Carbene formation in its lower singlet state from photoexcited 3H-diazirine or diazomethane. A combined CASPT2 and ab initio direct dynamics trajectory study

The potential energy surfaces of the ground and valence excited states of both 3H-diazirine and diazomethane have been studied computationally by mean of the CASSCF method in conjunction with the cc-pVTZ basis set. The energies of the critical points found on such surfaces have been recomputed at the CASPT2/cc-pVTZ level. Additionally, ab initio direct dynamic trajectory calculations have been carried out on the S(1) and S(2) surfaces, starting each trajectory run at the region dominated by the conformational molecular rearrangement of diazomethane. It is found that both isomers are interconnected along a C(s)() reaction coordinate on each potential surface. Radiationless deactivation of the corresponding S(1) state of each isomer occurs through the same point on the surface, an S(1)/S(0) conical intersection. Thereafter, the system has enough energy to surmount the barrier which leads to dissociation products (CH(2) + N(2)) on S(0) state.

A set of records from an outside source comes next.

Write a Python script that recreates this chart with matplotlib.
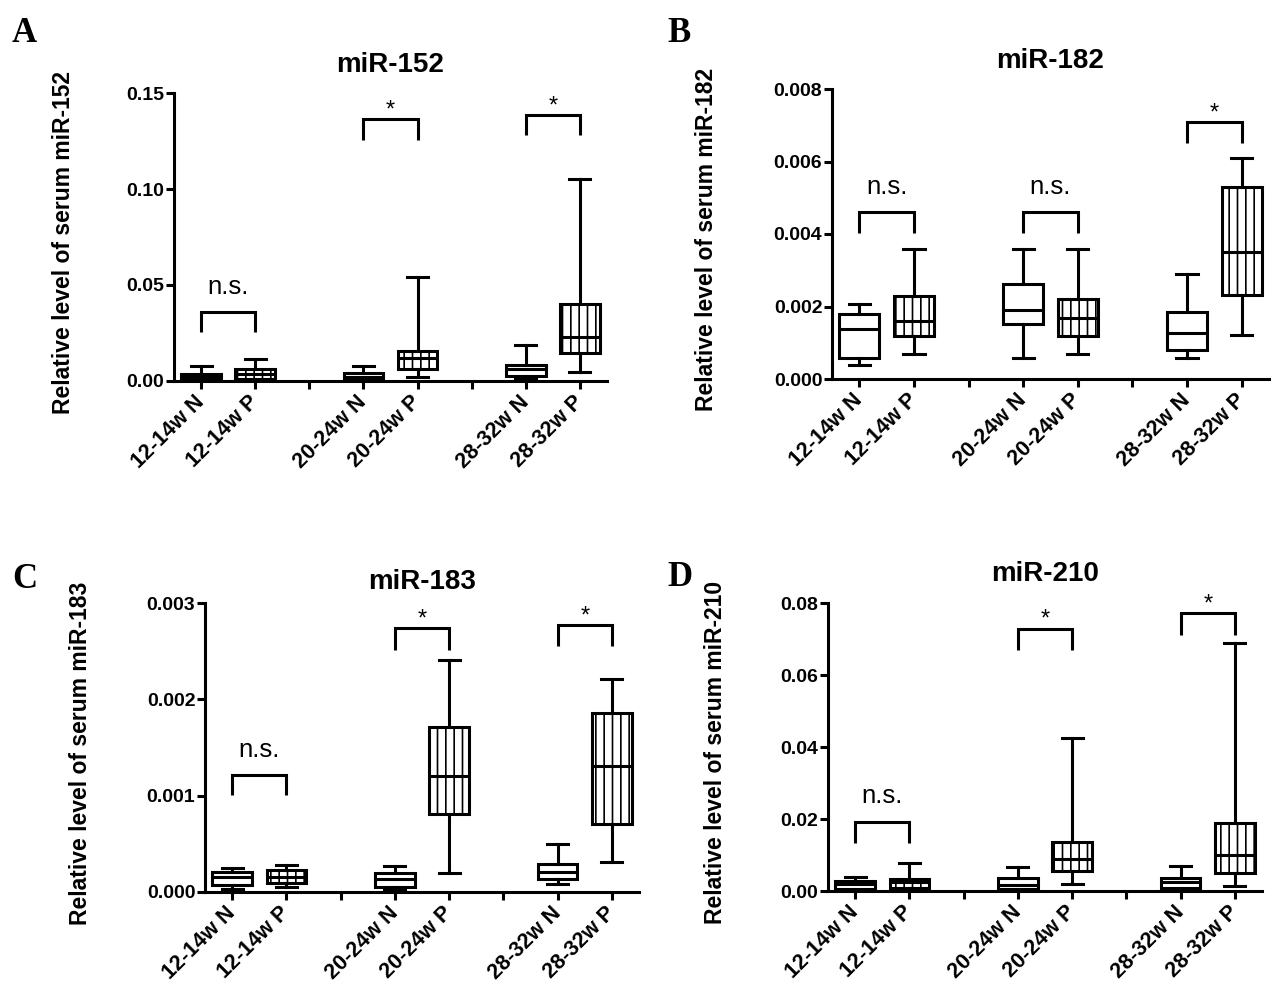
import matplotlib.pyplot as plt

plt.rcParams['font.family'] = ['Liberation Sans', 'DejaVu Sans']
plt.rcParams['hatch.linewidth'] = 1.2

groups = ['12-14w N', '12-14w P', '20-24w N', '20-24w P', '28-32w N', '28-32w P']
positions = [1, 2, 4, 5, 7, 8]

# min, q1, median, q3, max for each group
mir152 = [[0.0002, 0.0008, 0.0020, 0.0038, 0.0080],
          [0.0005, 0.0010, 0.0036, 0.0060, 0.0113],
          [0.0002, 0.0007, 0.0020, 0.0040, 0.0080],
          [0.0023, 0.0060, 0.0118, 0.0158, 0.0543],
          [0.0014, 0.0028, 0.0060, 0.0082, 0.0190],
          [0.0049, 0.0144, 0.0227, 0.0401, 0.1050]]
mir182 = [[0.00038, 0.00058, 0.00139, 0.00178, 0.00208],
          [0.00068, 0.00118, 0.00159, 0.00229, 0.00360],
          [0.00059, 0.00153, 0.00190, 0.00261, 0.00360],
          [0.00068, 0.00118, 0.00169, 0.00220, 0.00360],
          [0.00059, 0.00079, 0.00127, 0.00185, 0.00291],
          [0.00121, 0.00231, 0.00351, 0.00531, 0.00609]]
mir183 = [[0.00003, 0.00007, 0.00016, 0.00021, 0.00025],
          [0.00005, 0.00009, 0.00016, 0.00023, 0.00028],
          [0.00002, 0.00005, 0.00014, 0.00020, 0.00027],
          [0.00020, 0.00081, 0.00120, 0.00171, 0.00241],
          [0.00008, 0.00013, 0.00021, 0.00029, 0.00050],
          [0.00031, 0.00071, 0.00131, 0.00186, 0.00221]]
mir210 = [[0.0001, 0.0005, 0.0019, 0.0028, 0.0040],
          [0.0003, 0.0007, 0.0026, 0.0033, 0.0079],
          [0.0002, 0.0006, 0.0017, 0.0035, 0.0068],
          [0.0019, 0.0056, 0.0088, 0.0137, 0.0426],
          [0.0002, 0.0007, 0.0024, 0.0035, 0.0070],
          [0.0014, 0.0049, 0.0100, 0.0188, 0.0689]]

sig152 = ['n.s.', '*', '*']
sig182 = ['n.s.', 'n.s.', '*']
sig183 = ['n.s.', '*', '*']
sig210 = ['n.s.', '*', '*']

# bracket bar / leg heights (data units) for each pair
brk152 = [(0.0358, 0.0253), (0.1365, 0.1255), (0.1385, 0.1280)]
brk182 = [(0.00461, 0.00402), (0.00461, 0.00402), (0.00709, 0.00650)]
brk183 = [(0.00121, 0.00101), (0.00274, 0.00251), (0.00277, 0.00255)]
brk210 = [(0.0193, 0.0134), (0.0729, 0.0670), (0.0772, 0.0712)]

yticks152 = [0.00, 0.05, 0.10, 0.15]
yticks182 = [0.000, 0.002, 0.004, 0.006, 0.008]
yticks183 = [0.000, 0.001, 0.002, 0.003]
yticks210 = [0.00, 0.02, 0.04, 0.06, 0.08]

W, H = 1287, 1007
fig = plt.figure(figsize=(W / 100, H / 100), dpi=100)

LW = 2.2


def px_rect(left, right, top, bottom):
    return [left / W, 1 - bottom / H, (right - left) / W, (bottom - top) / H]


def draw_panel(rect, name, stats, sigs, brks, yticks, fmt, letter, letter_xy, ylab_x, tpad):
    ax = fig.add_axes(rect)
    bxp_stats = []
    for g, s in zip(groups, stats):
        bxp_stats.append({'label': g, 'whislo': s[0], 'q1': s[1], 'med': s[2],
                          'q3': s[3], 'whishi': s[4], 'fliers': []})
    res = ax.bxp(bxp_stats, positions=positions, widths=0.73, capwidths=0.39,
                 patch_artist=True, showfliers=False, manage_ticks=False,
                 boxprops=dict(linewidth=LW, edgecolor='black', facecolor='white'),
                 whiskerprops=dict(linewidth=LW, color='black'),
                 capprops=dict(linewidth=LW, color='black'),
                 medianprops=dict(linewidth=LW, color='black'))
    for i, box in enumerate(res['boxes']):
        if groups[i].endswith('P'):
            box.set_hatch('||')

    ax.set_xlim(0.5, 8.5)
    ax.set_ylim(yticks[0], yticks[-1])
    ax.set_xticks(range(1, 9))
    labels = ['12-14w N', '12-14w P', '', '20-24w N', '20-24w P', '', '28-32w N', '28-32w P']
    ax.set_xticklabels(labels, rotation=45, ha='right', va='center',
                       rotation_mode='anchor', fontsize=15.5, fontweight='bold')
    ax.set_yticks(yticks)
    ax.set_yticklabels([fmt.format(v) for v in yticks], fontsize=14, fontweight='bold')
    ax.tick_params(axis='both', width=LW, length=6, color='black')
    ax.tick_params(axis='y', pad=1)
    ax.tick_params(axis='x', pad=7)
    for side in ['top', 'right']:
        ax.spines[side].set_visible(False)
    for side in ['left', 'bottom']:
        ax.spines[side].set_linewidth(LW)
    ax.spines['bottom'].set_zorder(5)

    ax.set_title(name, fontsize=20, fontweight='bold', pad=tpad)
    ax.set_ylabel('Relative level of serum ' + name, fontsize=16.5, fontweight='bold')
    ax.yaxis.set_label_coords((ylab_x - rect[0] * W) / (rect[2] * W), 0.48)

    for k, (lab, (bar, leg)) in enumerate(zip(sigs, brks)):
        x1, x2 = positions[2 * k], positions[2 * k + 1]
        ax.plot([x1, x1, x2, x2], [leg, bar, bar, leg], color='black', lw=LW,
                clip_on=False, solid_capstyle='butt', solid_joinstyle='miter')
        if lab == '*':
            ax.annotate(lab, ((x1 + x2) / 2, bar), xytext=(0, 2),
                        textcoords='offset points', ha='center', va='baseline',
                        fontsize=17)
        else:
            ax.annotate(lab, ((x1 + x2) / 2, bar), xytext=(0, 13),
                        textcoords='offset points', ha='center', va='baseline',
                        fontsize=18.5)

    fig.text(letter_xy[0] / W, 1 - letter_xy[1] / H, letter, fontsize=25,
             fontweight='bold', family='Liberation Serif', ha='left', va='center')
    return ax


draw_panel(px_rect(174, 607, 93, 381), 'miR-152', mir152, sig152, brk152,
           yticks152, '{:.2f}', 'A', (12, 34), 75, 15)
draw_panel(px_rect(832, 1269, 89, 379), 'miR-182', mir182, sig182, brk182,
           yticks182, '{:.3f}', 'B', (667, 33), 718, 15)
draw_panel(px_rect(205, 639, 603, 892), 'miR-183', mir183, sig183, brk183,
           yticks183, '{:.3f}', 'C', (12, 580), 92, 10)
draw_panel(px_rect(828, 1262, 603, 891), 'miR-210', mir210, sig210, brk210,
           yticks210, '{:.2f}', 'D', (667, 578), 727, 16)

fig.savefig('out.png', dpi=100)
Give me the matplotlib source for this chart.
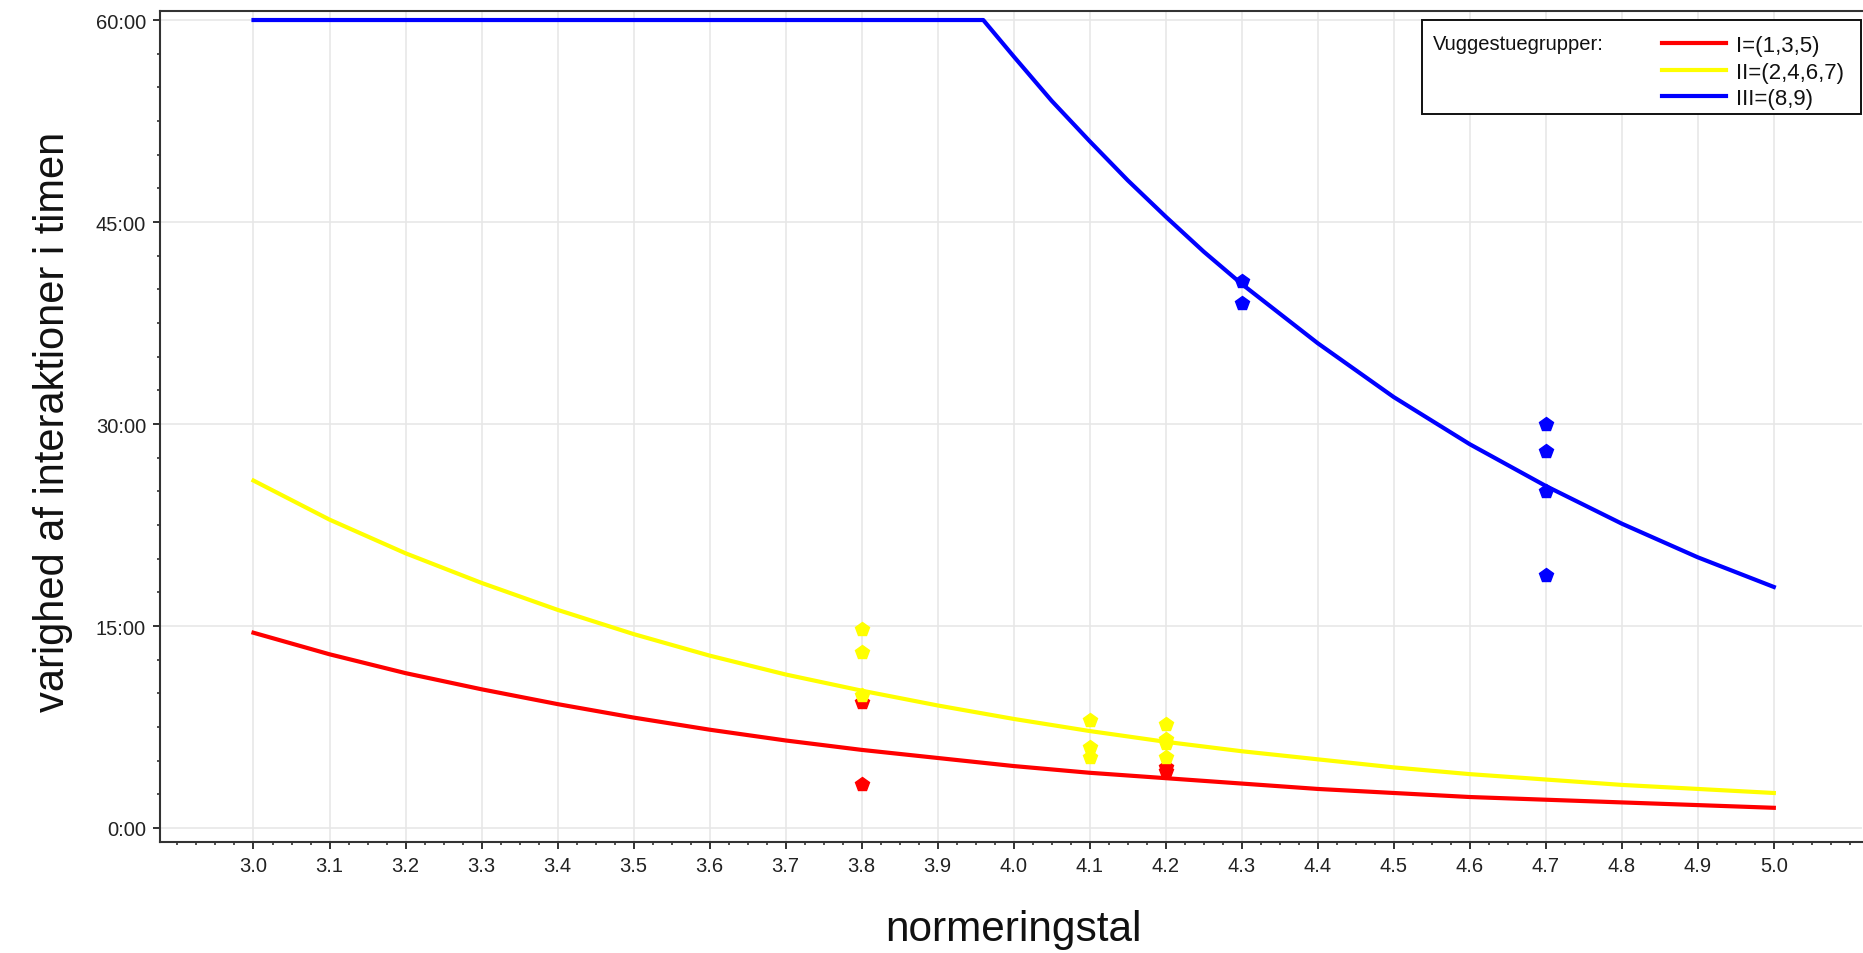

Therefore, photoexcitation to S(1) state of either diazirine of diazomethane produces methylene in its lower singlet state on a very short time scale (ca. 100 fs). Furthermore, both isomers can generate excited singlet carbene when they are excited onto the S(2) surface; in this case, they lose the activation energy passing through another common S(2)/S(1) conical intersection and then proceed to dissociation into carbene and N(2) on the S(1) surface. For the special case of methylene, it rapidly experiences deexcitation to S(0) state.